Question

A person walks 1.6 km north. Then he changes direction and walks 2.5km at 25 degrees north of west. What is the total displacement from the original point?

A. 4.1 km at 25º north of west
B. 3.1 km at 43º west of north
C. 3.5 km at 50º north of west
D. 4.1 km at 47º west of north
E. 4.1 km at 65º north of west

Answer 1

it is a vector

Answer 2

The square root of the sum of the distances squared

Answer 3

You have to draw it out. There's no movement in a negative direction (east) so you just add the displacement like distance. 1.6+2.5 = 4.1 km. Also since traveling north, and only turned 25 degrees north west.. your direction stays 25 degrees north of west.

Answer 4

Well I thought that North of West would make it 25 degrees away from West?

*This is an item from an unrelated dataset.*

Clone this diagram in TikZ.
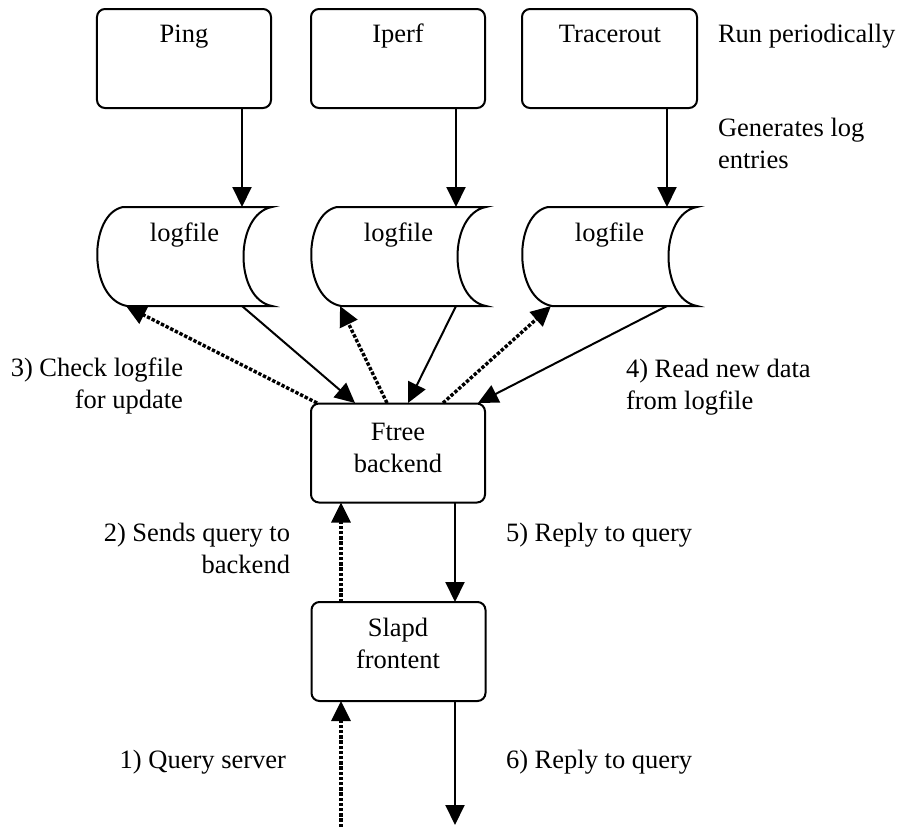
\documentclass[tikz,border=0pt]{standalone}
\usepackage{fontspec}
\setmainfont{LiberationSerif}[Extension=.ttf, UprightFont=*-Regular, BoldFont=*-Bold]
\usetikzlibrary{arrows.meta}
\begin{document}
\begin{tikzpicture}[x=0.5bp,y=-0.5bp,
  every node/.style={inner sep=0pt, outer sep=0pt},
  txt/.style={font=\rmfamily\fontsize{13.25bp}{16bp}\selectfont, anchor=base},
  txtl/.style={txt, anchor=base west},
  txtr/.style={txt, anchor=base east},
  box/.style={draw, line width=1bp, rounded corners=4bp,
    minimum width=87bp, minimum height=49.5bp},
  flow/.style={line width=1bp, -{Triangle[length=10bp,width=9.5bp]}},
  poll/.style={flow, line width=1.7bp, dash pattern=on 1.7bp off 0.9bp},
  logfile/.pic={
    \draw[line width=1bp, fill=white, line join=miter]
      (123,207) -- (272,207) .. controls (234,214) and (234,299) .. (272,306)
      -- (127,306) .. controls (88,299) and (88,214) .. cycle;
    \node[txt] (-t) at (184.5,241) {logfile};
    \coordinate (-in)  at (242,207);
    \coordinate (-out) at (242,306);
    \coordinate (-chk) at (126,306);
  }]
\useasboundingbox (0,0) rectangle (900,827);

% measurement tools, run periodically
\node[box] (ping)  at (184,58.5) {};
\node[box] (iperf) at (398,58.5) {};
\node[box, minimum width=87.5bp] (trace) at (609.5,58.5) {};
\node[txt] (pingt)  at (184,42) {Ping};
\node[txt] (iperft) at (398,42) {Iperf};
\node[txt] (tracet) at (610,42) {Tracerout};
\node[txtl] (runp) at (718,42) {Run periodically};
\node[txtl] (gen1) at (718,136) {Generates log};
\node[txtl] (gen2) at (718,168) {entries};

% log files
\pic (lf1) at (0,0) {logfile};
\pic (lf2) at (214,0) {logfile};
\pic (lf3) at (425,0) {logfile};

\draw[flow] (ping.south -| lf1-in) -- (lf1-in);
\draw[flow] (iperf.south -| lf2-in) -- (lf2-in);
\draw[flow] (trace.south -| lf3-in) -- (lf3-in);

% backend and frontend
\node[box] (ftree) at (398,453) {};
\node[txt] (ftreet1) at (398,440) {Ftree};
\node[txt] (ftreet2) at (398,472) {backend};
\node[box] (slapd) at (398.5,651.5) {};
\node[txt] (slapdt1) at (398,636) {Slapd};
\node[txt] (slapdt2) at (398,668) {frontent};

% attachment points on the backend's top edge
\coordinate (fa) at (317,403);
\coordinate (fb) at (355,403);
\coordinate (fc) at (387,403);
\coordinate (fd) at (408,403);
\coordinate (fe) at (443,403);
\coordinate (ff) at (478,403);

\draw[poll] (fa) -- (lf1-chk);
\draw[flow] (lf1-out) -- (fb);
\draw[poll] (fc) -- (lf2-chk);
\draw[flow] (lf2-out) -- (fd);
\draw[poll] (fe) -- (lf3-chk);
\draw[flow] (lf3-out) -- (ff);

% query path
\coordinate (upx) at (341,0);
\coordinate (dnx) at (455,0);
\coordinate (qin) at (341,827);
\coordinate (rout) at (455,825);
\draw[poll] (slapd.north -| upx) -- (ftree.south -| upx);
\draw[flow] (ftree.south -| dnx) -- (slapd.north -| dnx);
\draw[poll] (qin) -- (slapd.south -| upx);
\draw[flow] (slapd.south -| dnx) -- (rout);

% step labels
\node[txtr] (s3a) at (183,376) {3) Check logfile};
\node[txtr] (s3b) at (183,408) {for update};
\node[txtl] (s4a) at (626,377) {4) Read new data};
\node[txtl] (s4b) at (626,409) {from logfile};
\node[txtr] (s2a) at (290,541) {2) Sends query to};
\node[txtr] (s2b) at (290,573) {backend};
\node[txtl] (s5)  at (506,541) {5) Reply to query};
\node[txtr] (s1)  at (286,768) {1) Query server};
\node[txtl] (s6)  at (506,768) {6) Reply to query};
\end{tikzpicture}
\end{document}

Or am I wrong about this?

Answer 5

\[d=\sqrt{a^2+b^2+2ab\cos\theta}\\\tan\alpha=\frac{y}{x}\]

Answer 6

So would the answer be A?

Answer 7

Also what is the second part of the formulas? Tan theta=y/x?

Answer 8

The second part is used to find direction theta..

Answer 9

So you would set it up as 1.6/2.5=.64 and it would be 64~65 degrees?